On Tuesday, Bill McKibben, the founder of grassroots environmental group 350.org and a pioneer of the climate movement, penned a scathing op-ed in The New York Times criticizing the Arctic-drilling news.
"The Obama administration's decision to give Shell Oil the go-ahead to drill in the Arctic shows why we may never win the fight against climate change," McKibben wrote. "Even in this most extreme circumstance, no one seems able to stand up to the power of the fossil fuel industry. No one ever says no."
On top of that, Obama still hasn't made a final decision on the Keystone XL pipeline, which has become the symbol of the national debate over climate change and American energy security. The administration's silence on the pipeline has both sides on edge.
The White House points to Shell's advance into the Arctic as evidence of the president's all-of-the above energy strategy, and emphasizes that new federal safeguards should ensure that drilling is done safely and responsibly.
"The president is committed to ensuring that we are doing as much as we can to protect our energy security, and that means looking for opportunities to safely develop sources of energy on American soil," White House press secretary Josh Earnest told reporters Tuesday.
In February, the Interior Department unveiled a slate of safety standards designed to prevent and contain oil spills in remote Arctic waters, including requirements that companies have quick access to equipment to contain a potential blowout and have a rig available to drill a "relief well"—a second well that could halt the flow of oil from a blowout.
But all that has done little to calm fears from environmentalists that Arctic drilling will be a disaster.

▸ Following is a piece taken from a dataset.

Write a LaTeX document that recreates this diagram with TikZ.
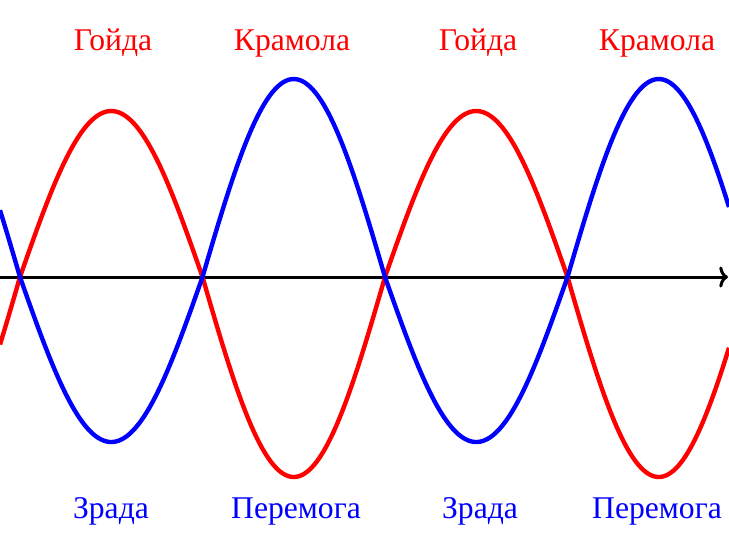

Drilling in Arctic waters is no easy task. Freezing temperatures, choppy waters, and remote locations increase the odds of an accident. And green groups are quick to point out that the Interior Department itself has acknowledged the risk of a major oil spill if existing leases are developed in the Arctic's Chukchi Sea.
As a result, green groups are infuriated. Environmentalists don't trust that safeguards put in place to protect the environment will suffice, and they view the decision as a step in entirely the wrong direction as they work to pressure the administration to continue tackling climate change before Obama's term in office ends.
"We think the administration is dead wrong on this," said Ben Schreiber, Friends of the Earth's climate and energy program director.
"Arctic drilling is just a terrible, terrible idea," said Elijah Zarlin, a senior campaigner for CREDO Action. "This is a president that has already presided over the greatest oil spill in history, and now it seems like he's trying to break his own record. It certainly is becoming harder and harder to believe that the president is going to live up to his commitments."
And Obama's Arctic drilling go-ahead won't earn the administration any more breathing room in Congress as long as Republicans run the show. The president's critics are concerned that he'll restrict Arctic offshore development in other ways. For instance, Interior's plans call for selling Arctic leases next year and in 2017, but an aide to Murkowski expressed skepticism about whether those auctions will proceed.
"I'm not going to take my foot off the pedal," Murkowski said. "I think it's important for people to understand what resources we have, and yet what oftentimes we're held back from accessing."